Prices have rallied again recently, rising around eight per cent since the start of the Russia/Ukraine crisis.
Jason Hollands, managing director of investment platform Bestinvest said: While gold is often seen as an inflation-hedge – because historically at times of hyper-inflation it has helped investors circumvent collapses in the value of paper currencies, I would describe it first and foremost as a hedge against uncertainty rather than inflation per se.
There are other assets, such as inflation-linked securities, infrastructure and commercial property that have more direct-linkages to inflation than gold.
One environment that has typically not been good for gold is when yields are rising on US Treasuries – bonds issued by the US government.
That’s because bars of gold don’t provide investors with any yield and so there is an opportunity cost to holding them.
When yields on very safe government bonds rise, this usually results in the gold price weakening as investors can switch into a very secure asset – US government debt – that will also generate an income for them.
Unusually, this hasn’t played out recently, despite a surge in Treasury yields.
This may be because of western sanctions against Russia, which have seen reserves in currencies and bonds owned by Russia’s central bank, but held overseas, frozen whereas Russia’s gold reserves are held in its own vaults.
The continued strength in the gold price might therefore be a sign that markets expect other central banks – such as China – to start recycling more of their trade surpluses into gold and less into assets held in the Western financial system, in case they are targeted for sanctions in future.
However, with yields rising on US Treasuries, we may yet see gold prices cool down.
Angharad Carrick adds: There are plenty of ways for everyday investors to gain exposure to gold in their portfolios.
You can buy gold coins from metal dealers like The Royal Mint and UK denomination gold bullion gains can benefit from capital gains tax exemption. This might be of interest if you have a larger portfolio.
Gold bars have previously been another popular way to invest in physical gold but you will have to find a way to store and insure them or ask a dealer to look after them and this comes with fees.
Investors can also buy shares in gold miners like Polymetal or Antofogasta but these are notoriously volatile.
Mining gold is expensive so even the most modest swing in gold prices can result in miners veering between profits and losses.
One of the easiest ways to gain exposure to physical gold is through exchange-traded commodities (ETCs) that are listed on the London Stock Exchange and can be held in Isas and Sipps.
ETCs allow investors to track the price of gold, giving them access to the properties and security of owning gold without the need to store it.
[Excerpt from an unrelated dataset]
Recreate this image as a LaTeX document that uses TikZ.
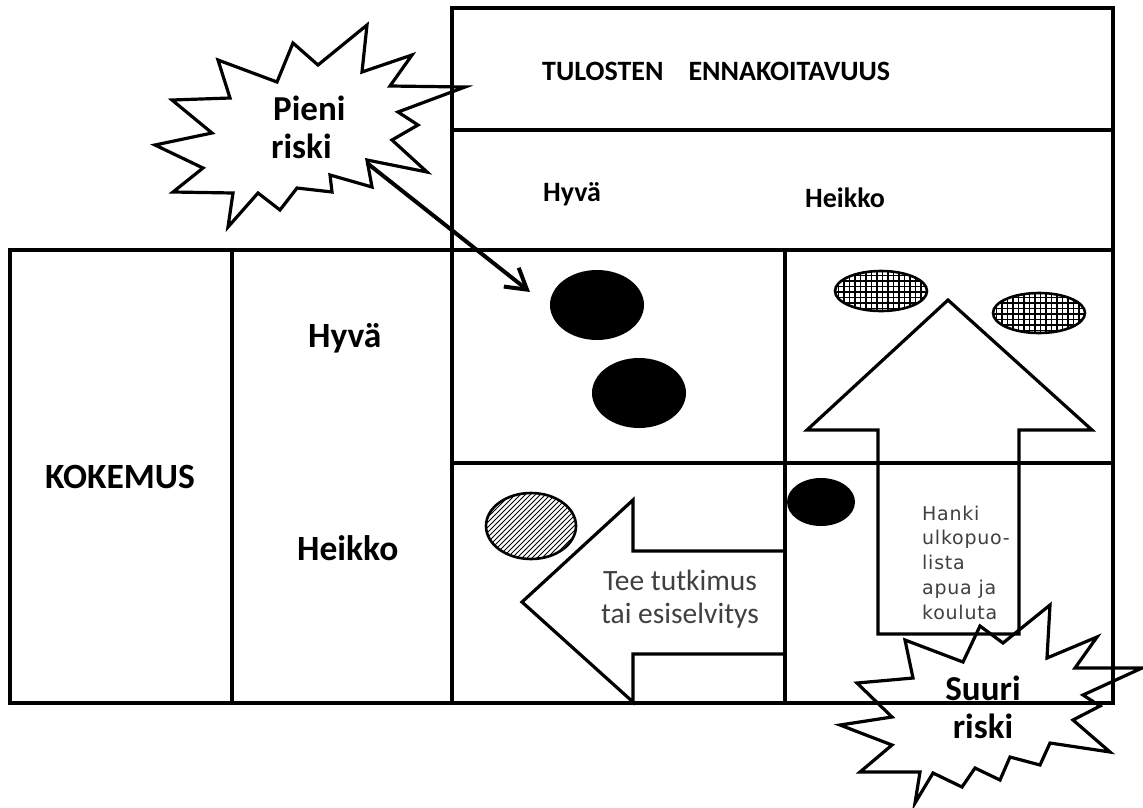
\documentclass[tikz,border=0pt]{standalone}
\usepackage{fontspec}
\setmainfont{Carlito}
\newfontfamily\hankifont[LetterSpace=4]{DejaVu Sans}
\usetikzlibrary{arrows.meta}

\begin{document}
\begin{tikzpicture}[x=1pt,y=-1pt,
  frame/.style={draw=black,line width=3.2pt},
  outline/.style={draw=black,line width=3.2pt,line join=miter},
  hlabel/.style={font=\bfseries\fontsize{28}{34}\selectfont,inner sep=0pt,anchor=base west},
  vlabel/.style={font=\bfseries\fontsize{35.5}{40}\selectfont,inner sep=0pt,anchor=base west},
  burst/.style={font=\bfseries\fontsize{35}{40}\selectfont,inner sep=0pt},
  advice/.style={font=\fontsize{29.5}{34}\selectfont,text=black!75,inner sep=0pt,anchor=base},
  helptext/.style={font=\hankifont\fontsize{19}{24}\selectfont,text=black!75,inner sep=0pt,anchor=base west},
  dotfill/.style={fill=black},
  hatchline/.style={line width=1.1pt},
  pointer/.style={draw=black,line width=4pt,-{Straight Barb[length=20pt,width=24pt,line width=4pt]}}]

\useasboundingbox (0,0) rectangle (1143,807);
\fill[white] (0,0) rectangle (1143,807);

% header block: predictability of results
\draw[frame] (452,8) rectangle (1113,250);
\draw[frame] (452,130) -- (1113,130);

% main table: experience x predictability
\draw[frame] (10,250) rectangle (1113,703);
\draw[frame] (232,250) -- (232,703);
\draw[frame] (452,250) -- (452,703);
\draw[frame] (785,250) -- (785,703);
\draw[frame] (452,463) -- (1113,463);

% header texts
\node[hlabel] (tulos) at (542,80) {TULOSTEN\hspace{25pt}ENNAKOITAVUUS};
\node[hlabel] (thyva) at (543,201) {Hyvä};
\node[hlabel] (theikko) at (805,207) {Heikko};

% row texts
\node[vlabel] (kokemus) at (45,488) {KOKEMUS};
\node[vlabel] (lhyva) at (308,347) {Hyvä};
\node[vlabel] (lheikko) at (297,560) {Heikko};

% good / good: two solid projects
\fill[dotfill] (597,305) ellipse [x radius=47, y radius=35];
\fill[dotfill] (639,393) ellipse [x radius=47, y radius=35];

% good predictability, weak experience: small solid project
\fill[dotfill] (821,502) ellipse [x radius=34, y radius=24];

% cross-hatched projects
\begin{scope}
  \clip (881,291) ellipse [x radius=46, y radius=20];
  \foreach \u in {0,...,18} \draw[hatchline] (833+5.5*\u,268) -- ++(0,48);
  \foreach \v in {0,...,8} \draw[hatchline] (832,270+5.5*\v) -- ++(100,0);
\end{scope}
\draw[line width=2.6pt] (881,291) ellipse [x radius=46, y radius=20];
\begin{scope}
  \clip (1039,313) ellipse [x radius=46, y radius=20];
  \foreach \u in {0,...,18} \draw[hatchline] (991+5.5*\u,290) -- ++(0,48);
  \foreach \v in {0,...,8} \draw[hatchline] (990,292+5.5*\v) -- ++(100,0);
\end{scope}
\draw[line width=2.6pt] (1039,313) ellipse [x radius=46, y radius=20];

% diagonally hatched project
\begin{scope}
  \clip (531,526) ellipse [x radius=45, y radius=33];
  \foreach \s in {400,405,...,585} \draw[line width=1pt] (\s,565) -- ++(80,-80);
\end{scope}
\draw[line width=2.6pt] (531,526) ellipse [x radius=45, y radius=33];

% block arrow pointing left
\draw[outline] (785,551) -- (633,551) -- (633,500) -- (522,602) -- (633,702) -- (633,654) -- (785,654);
\node[advice] (tee1) at (680,590) {Tee tutkimus};
\node[advice] (tee2) at (680,623) {tai esiselvitys};

% block arrow pointing up
\draw[outline] (878,634) -- (878,430) -- (807,430) -- (948,300) -- (1092,430) -- (1019,430) -- (1019,634) -- cycle;
\node[helptext] (h1) at (922,520) {Hanki};
\node[helptext] (h2) at (922,544) {ulkopuo-};
\node[helptext] (h3) at (922,569) {lista};
\node[helptext] (h4) at (922,594) {apua ja};
\node[helptext] (h5) at (922,619) {kouluta};

% small risk burst
\draw[outline] (155,145) -- (212,133) -- (172,100) -- (230,98) -- (218,60) -- (277,82)
  -- (293,43) -- (318,65) -- (367,25) -- (362,72) -- (412,55) -- (390,86) -- (465,87)
  -- (398,112) -- (418,125) -- (392,140) -- (427,172) -- (367,160) -- (372,187)
  -- (330,175) -- (332,192) -- (297,188) -- (280,210) -- (258,193) -- (228,227)
  -- (233,193) -- (173,192) -- (203,168) -- cycle;
\node[burst,anchor=base west] (pieni) at (273,120) {Pieni};
\node[burst,anchor=base west] (priski) at (271,158) {riski};
\coordinate (pienitail) at (367,163);
\coordinate (pienihead) at (530,292);
\draw[pointer] (pienitail) -- (pienihead);

% large risk burst
\draw[outline] (905,640) -- (963,662) -- (980,626) -- (1003,643) -- (1050,605)
  -- (1047,658) -- (1097,637) -- (1075,668) -- (1142,668) -- (1083,695) -- (1100,706)
  -- (1073,720) -- (1110,752) -- (1050,743) -- (1040,765) -- (1010,757) -- (1000,780)
  -- (975,768) -- (962,787) -- (933,773) -- (915,803) -- (920,772) -- (860,772)
  -- (892,745) -- (840,725) -- (892,717) -- (857,683) -- (913,678) -- cycle;
\node[burst,anchor=base] (suuri) at (983,700) {Suuri};
\node[burst,anchor=base] (sriski) at (983,738) {riski};

\end{tikzpicture}
\end{document}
Unlike an exchange-traded fund (ETF) which is generally a basket of stocks or commodities, an ETC allows for exposure to a single commodity.
Hollands added: Bestinvest’s top pick here is the Invesco Physical Gold ETC which holds bullion in the vaults of JP Morgan Chase Bank in London.
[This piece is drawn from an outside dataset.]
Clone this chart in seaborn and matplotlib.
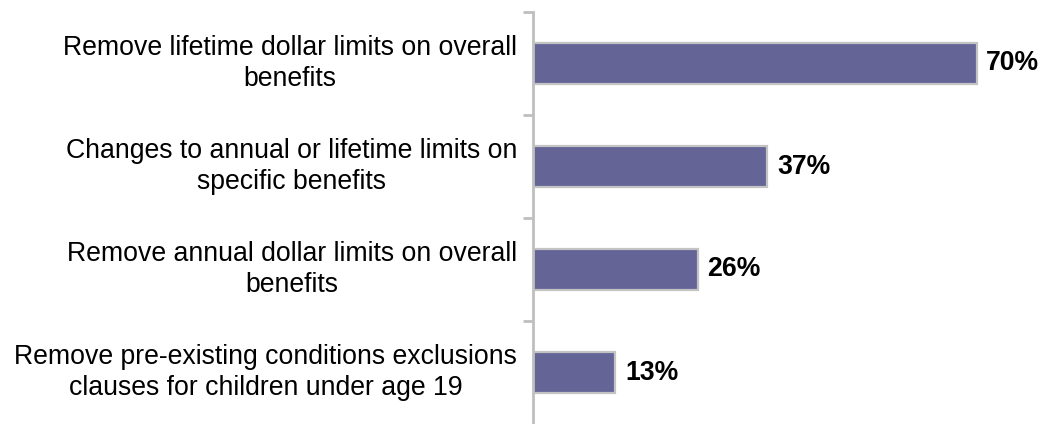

It is the largest physical gold fund available in the UK and has a very low ongoing costs of 0.12 per cent.
I should point out that gold is priced in US dollars and therefore it does carry some foreign exchange risk, so for those wishing to neutralise this an alternative is the Xtrackers IE Physical Gold GBP Hedged ETC (0.28 per cent ongoing costs).
The costs of the ETC route are low and these are very liquid investments that can be readily and bought and sold, unlike holding physical bars which will incur either storage costs or – if held at home – insurance.